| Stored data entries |
○ ○ ○ ○ ○

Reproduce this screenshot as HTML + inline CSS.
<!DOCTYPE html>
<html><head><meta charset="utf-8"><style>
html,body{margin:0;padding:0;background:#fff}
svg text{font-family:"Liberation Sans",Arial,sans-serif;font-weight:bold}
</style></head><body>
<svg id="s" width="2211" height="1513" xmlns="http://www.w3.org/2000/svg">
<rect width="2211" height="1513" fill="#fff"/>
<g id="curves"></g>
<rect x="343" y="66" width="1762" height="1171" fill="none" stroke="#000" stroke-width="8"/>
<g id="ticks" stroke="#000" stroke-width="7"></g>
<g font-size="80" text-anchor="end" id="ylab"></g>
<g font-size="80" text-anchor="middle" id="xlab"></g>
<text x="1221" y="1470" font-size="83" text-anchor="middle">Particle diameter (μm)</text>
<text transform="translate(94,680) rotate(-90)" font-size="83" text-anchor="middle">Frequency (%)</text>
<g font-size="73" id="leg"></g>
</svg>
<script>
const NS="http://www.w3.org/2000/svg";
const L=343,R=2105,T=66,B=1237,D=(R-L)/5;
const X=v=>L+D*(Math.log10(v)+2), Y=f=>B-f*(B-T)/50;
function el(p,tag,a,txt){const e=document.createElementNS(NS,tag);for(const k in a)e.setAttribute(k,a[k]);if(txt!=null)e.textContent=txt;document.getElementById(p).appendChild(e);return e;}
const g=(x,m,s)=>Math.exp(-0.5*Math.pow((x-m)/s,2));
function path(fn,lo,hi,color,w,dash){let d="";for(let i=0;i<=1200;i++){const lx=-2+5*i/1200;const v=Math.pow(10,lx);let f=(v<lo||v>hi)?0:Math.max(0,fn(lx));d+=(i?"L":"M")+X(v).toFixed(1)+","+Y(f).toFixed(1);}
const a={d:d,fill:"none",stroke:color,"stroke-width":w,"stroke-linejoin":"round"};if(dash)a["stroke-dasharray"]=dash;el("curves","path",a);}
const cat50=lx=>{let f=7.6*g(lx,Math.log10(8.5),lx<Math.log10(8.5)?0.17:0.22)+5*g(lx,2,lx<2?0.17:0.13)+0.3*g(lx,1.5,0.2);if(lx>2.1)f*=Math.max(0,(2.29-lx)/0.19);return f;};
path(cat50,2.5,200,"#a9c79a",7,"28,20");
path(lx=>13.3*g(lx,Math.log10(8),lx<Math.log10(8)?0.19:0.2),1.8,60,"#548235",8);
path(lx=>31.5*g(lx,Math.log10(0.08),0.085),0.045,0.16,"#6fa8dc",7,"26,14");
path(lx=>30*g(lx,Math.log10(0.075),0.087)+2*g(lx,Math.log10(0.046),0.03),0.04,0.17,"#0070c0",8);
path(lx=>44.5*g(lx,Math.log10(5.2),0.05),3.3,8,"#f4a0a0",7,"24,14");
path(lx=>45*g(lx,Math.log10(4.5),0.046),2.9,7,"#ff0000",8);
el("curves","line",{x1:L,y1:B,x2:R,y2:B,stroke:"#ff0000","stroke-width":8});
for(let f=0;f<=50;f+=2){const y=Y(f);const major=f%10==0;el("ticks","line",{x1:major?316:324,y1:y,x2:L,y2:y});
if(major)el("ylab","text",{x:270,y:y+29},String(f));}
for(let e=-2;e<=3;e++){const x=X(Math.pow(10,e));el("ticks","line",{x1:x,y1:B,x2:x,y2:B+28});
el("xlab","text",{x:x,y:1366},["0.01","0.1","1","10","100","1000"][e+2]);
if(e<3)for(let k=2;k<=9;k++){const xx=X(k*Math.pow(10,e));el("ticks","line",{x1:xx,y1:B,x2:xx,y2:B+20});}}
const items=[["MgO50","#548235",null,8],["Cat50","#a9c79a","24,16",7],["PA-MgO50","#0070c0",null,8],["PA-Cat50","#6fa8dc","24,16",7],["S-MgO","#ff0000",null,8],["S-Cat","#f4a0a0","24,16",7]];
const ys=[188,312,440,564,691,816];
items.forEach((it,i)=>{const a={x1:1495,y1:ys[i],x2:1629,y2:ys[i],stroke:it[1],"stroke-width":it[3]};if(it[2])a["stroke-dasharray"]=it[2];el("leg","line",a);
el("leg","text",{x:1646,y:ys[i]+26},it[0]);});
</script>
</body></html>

○ ○ ○ ○ ○

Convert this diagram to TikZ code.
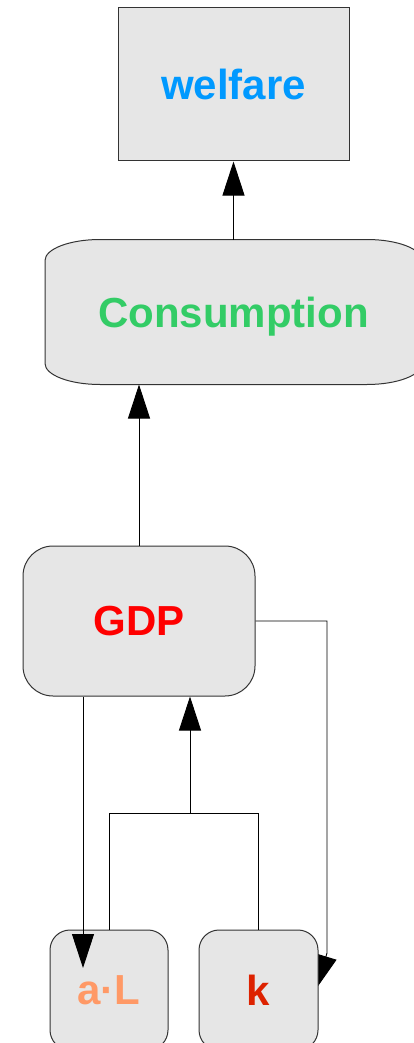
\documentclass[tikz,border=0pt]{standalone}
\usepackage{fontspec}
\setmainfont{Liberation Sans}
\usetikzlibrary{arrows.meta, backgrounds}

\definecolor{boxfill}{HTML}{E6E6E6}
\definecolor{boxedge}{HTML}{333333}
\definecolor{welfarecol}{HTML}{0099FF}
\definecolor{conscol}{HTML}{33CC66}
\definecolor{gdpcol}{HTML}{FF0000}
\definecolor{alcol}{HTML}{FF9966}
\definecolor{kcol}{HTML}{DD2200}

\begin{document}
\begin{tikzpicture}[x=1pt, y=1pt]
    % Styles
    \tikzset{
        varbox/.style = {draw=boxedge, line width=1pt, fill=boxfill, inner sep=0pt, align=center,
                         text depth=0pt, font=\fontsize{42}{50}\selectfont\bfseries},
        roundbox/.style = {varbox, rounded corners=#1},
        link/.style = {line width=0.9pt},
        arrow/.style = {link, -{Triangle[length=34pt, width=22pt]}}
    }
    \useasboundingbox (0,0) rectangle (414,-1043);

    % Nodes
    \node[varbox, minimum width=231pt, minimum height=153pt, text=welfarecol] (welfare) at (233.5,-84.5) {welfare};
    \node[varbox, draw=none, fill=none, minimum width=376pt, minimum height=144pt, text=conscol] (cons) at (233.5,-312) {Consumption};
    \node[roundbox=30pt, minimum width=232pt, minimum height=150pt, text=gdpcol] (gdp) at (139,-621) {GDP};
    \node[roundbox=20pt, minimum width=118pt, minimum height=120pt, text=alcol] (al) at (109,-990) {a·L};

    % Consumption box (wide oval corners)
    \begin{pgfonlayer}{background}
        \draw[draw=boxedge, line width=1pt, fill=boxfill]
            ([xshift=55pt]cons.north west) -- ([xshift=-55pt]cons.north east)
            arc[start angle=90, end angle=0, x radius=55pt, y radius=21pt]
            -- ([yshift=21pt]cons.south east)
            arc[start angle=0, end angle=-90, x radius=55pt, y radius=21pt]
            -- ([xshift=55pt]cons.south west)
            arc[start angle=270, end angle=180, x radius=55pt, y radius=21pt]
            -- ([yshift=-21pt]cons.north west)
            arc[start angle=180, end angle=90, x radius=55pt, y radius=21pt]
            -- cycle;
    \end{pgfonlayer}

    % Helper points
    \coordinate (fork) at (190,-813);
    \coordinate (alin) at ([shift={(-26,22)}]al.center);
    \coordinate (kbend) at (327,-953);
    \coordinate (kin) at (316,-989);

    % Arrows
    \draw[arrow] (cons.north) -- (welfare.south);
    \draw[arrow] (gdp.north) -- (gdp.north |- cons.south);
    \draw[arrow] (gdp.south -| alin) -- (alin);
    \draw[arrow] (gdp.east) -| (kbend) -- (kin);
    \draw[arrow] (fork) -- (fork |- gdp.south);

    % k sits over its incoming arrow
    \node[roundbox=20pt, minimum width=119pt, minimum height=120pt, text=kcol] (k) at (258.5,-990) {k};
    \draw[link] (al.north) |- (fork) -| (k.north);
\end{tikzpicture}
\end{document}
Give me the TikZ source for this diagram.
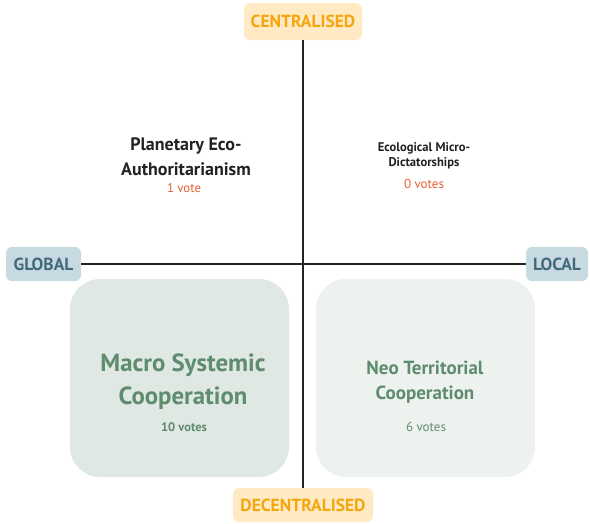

○ ○ ○ ○ ○

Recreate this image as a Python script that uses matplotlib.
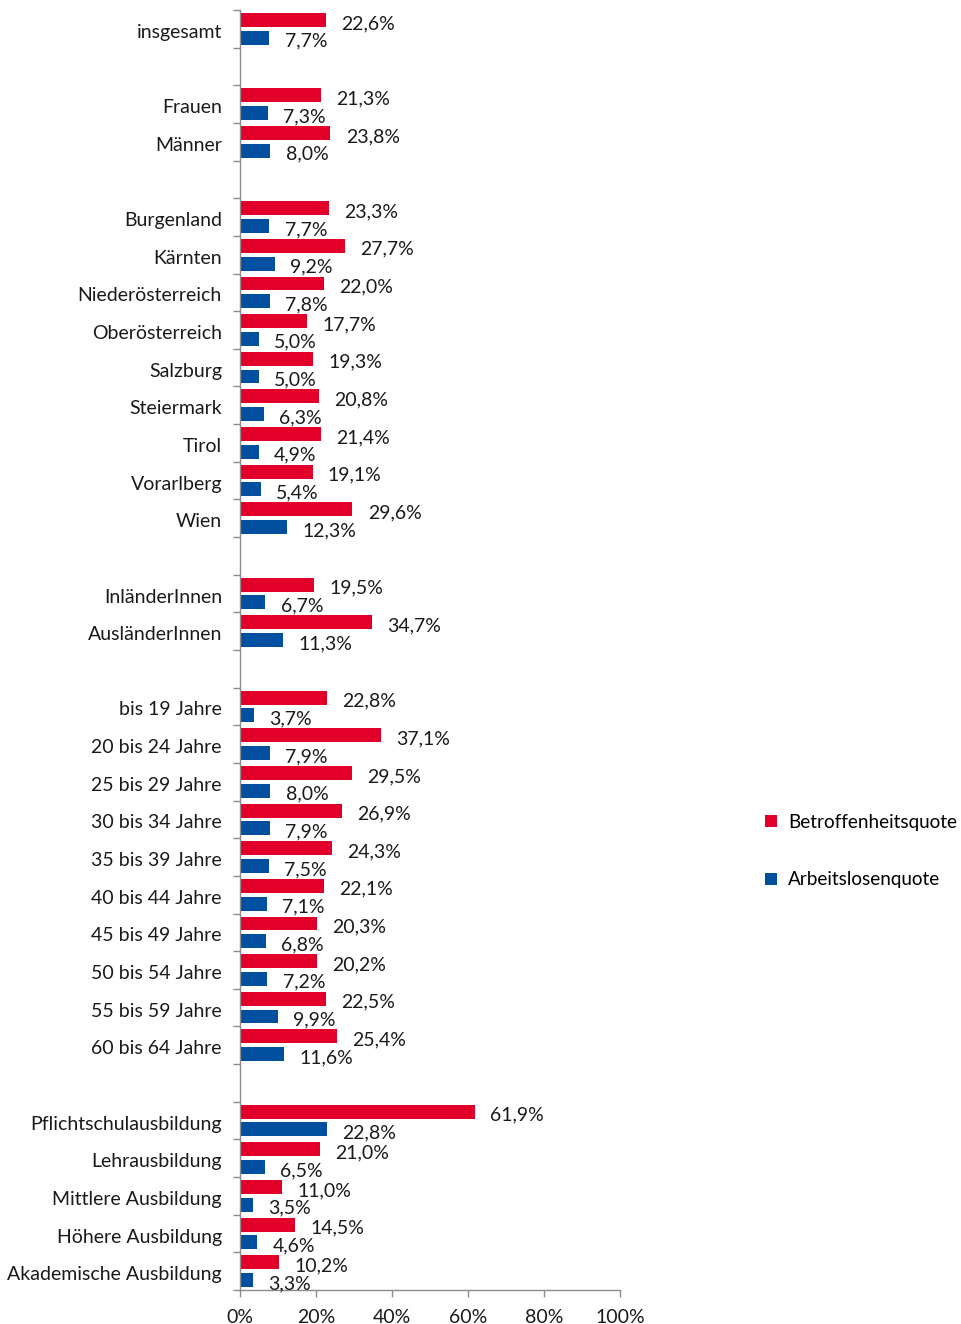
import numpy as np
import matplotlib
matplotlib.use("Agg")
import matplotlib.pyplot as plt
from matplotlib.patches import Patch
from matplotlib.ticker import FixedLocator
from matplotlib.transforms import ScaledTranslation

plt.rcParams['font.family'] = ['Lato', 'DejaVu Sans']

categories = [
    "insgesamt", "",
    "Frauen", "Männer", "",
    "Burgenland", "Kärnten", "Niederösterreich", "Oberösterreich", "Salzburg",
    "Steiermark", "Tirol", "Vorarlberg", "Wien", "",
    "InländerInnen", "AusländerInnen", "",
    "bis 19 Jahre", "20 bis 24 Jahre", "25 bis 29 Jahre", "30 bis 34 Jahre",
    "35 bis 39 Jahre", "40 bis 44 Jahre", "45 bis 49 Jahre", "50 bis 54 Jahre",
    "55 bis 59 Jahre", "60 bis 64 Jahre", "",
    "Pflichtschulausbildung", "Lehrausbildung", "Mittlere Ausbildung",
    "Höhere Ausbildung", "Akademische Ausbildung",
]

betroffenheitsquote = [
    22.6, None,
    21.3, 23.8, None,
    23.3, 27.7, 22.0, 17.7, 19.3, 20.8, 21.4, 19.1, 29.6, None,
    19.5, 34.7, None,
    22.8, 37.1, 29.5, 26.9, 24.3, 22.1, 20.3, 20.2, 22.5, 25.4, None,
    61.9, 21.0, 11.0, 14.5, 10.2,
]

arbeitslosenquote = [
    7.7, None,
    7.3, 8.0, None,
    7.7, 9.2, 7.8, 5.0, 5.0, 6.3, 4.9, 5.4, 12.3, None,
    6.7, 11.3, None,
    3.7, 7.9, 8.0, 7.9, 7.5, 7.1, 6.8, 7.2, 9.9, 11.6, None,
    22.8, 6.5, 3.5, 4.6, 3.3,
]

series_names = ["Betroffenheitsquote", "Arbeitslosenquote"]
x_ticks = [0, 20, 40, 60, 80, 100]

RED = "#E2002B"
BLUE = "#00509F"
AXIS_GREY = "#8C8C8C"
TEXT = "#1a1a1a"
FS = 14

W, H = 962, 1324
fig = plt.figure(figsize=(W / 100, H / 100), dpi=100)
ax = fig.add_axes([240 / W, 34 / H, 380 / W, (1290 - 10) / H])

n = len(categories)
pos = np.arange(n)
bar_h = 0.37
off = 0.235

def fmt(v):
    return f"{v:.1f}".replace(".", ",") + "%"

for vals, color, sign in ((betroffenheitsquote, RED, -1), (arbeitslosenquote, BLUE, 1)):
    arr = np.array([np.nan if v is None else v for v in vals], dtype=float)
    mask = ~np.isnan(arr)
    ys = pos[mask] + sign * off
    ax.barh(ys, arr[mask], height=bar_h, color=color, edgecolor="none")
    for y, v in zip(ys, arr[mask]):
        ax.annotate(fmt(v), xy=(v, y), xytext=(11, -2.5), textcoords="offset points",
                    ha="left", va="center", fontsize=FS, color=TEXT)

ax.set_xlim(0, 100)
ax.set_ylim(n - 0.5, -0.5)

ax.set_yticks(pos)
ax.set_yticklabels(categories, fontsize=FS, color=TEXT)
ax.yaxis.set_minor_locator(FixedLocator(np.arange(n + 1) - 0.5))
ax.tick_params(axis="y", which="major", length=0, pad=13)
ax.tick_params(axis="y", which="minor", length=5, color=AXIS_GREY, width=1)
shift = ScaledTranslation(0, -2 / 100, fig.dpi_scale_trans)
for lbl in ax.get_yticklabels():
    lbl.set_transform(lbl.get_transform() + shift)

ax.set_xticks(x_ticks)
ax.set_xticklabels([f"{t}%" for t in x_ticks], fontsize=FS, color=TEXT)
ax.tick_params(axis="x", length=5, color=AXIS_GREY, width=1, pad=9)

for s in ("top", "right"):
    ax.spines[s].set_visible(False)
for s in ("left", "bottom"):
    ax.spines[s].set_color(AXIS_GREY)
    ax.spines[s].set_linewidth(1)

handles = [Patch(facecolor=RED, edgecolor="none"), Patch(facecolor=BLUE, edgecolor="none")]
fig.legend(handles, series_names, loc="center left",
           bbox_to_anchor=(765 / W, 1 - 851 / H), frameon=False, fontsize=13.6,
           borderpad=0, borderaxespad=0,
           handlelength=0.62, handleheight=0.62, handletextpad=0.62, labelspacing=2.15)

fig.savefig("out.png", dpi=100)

○ ○ ○ ○ ○

| SET EXERCISE |
Nothing but the lines from the one with "Convert this diagram to TikZ code." through the one with "(0,0) rectangle (414,-1043);" is to be copied, exactly and ends included. Leave pictures out.

| ANSWER TO THE TASK |
Convert this diagram to TikZ code.
\documentclass[tikz,border=0pt]{standalone}
\usepackage{fontspec}
\setmainfont{Liberation Sans}
\usetikzlibrary{arrows.meta, backgrounds}

\definecolor{boxfill}{HTML}{E6E6E6}
\definecolor{boxedge}{HTML}{333333}
\definecolor{welfarecol}{HTML}{0099FF}
\definecolor{conscol}{HTML}{33CC66}
\definecolor{gdpcol}{HTML}{FF0000}
\definecolor{alcol}{HTML}{FF9966}
\definecolor{kcol}{HTML}{DD2200}

\begin{document}
\begin{tikzpicture}[x=1pt, y=1pt]
    % Styles
    \tikzset{
        varbox/.style = {draw=boxedge, line width=1pt, fill=boxfill, inner sep=0pt, align=center,
                         text depth=0pt, font=\fontsize{42}{50}\selectfont\bfseries},
        roundbox/.style = {varbox, rounded corners=#1},
        link/.style = {line width=0.9pt},
        arrow/.style = {link, -{Triangle[length=34pt, width=22pt]}}
    }
    \useasboundingbox (0,0) rectangle (414,-1043);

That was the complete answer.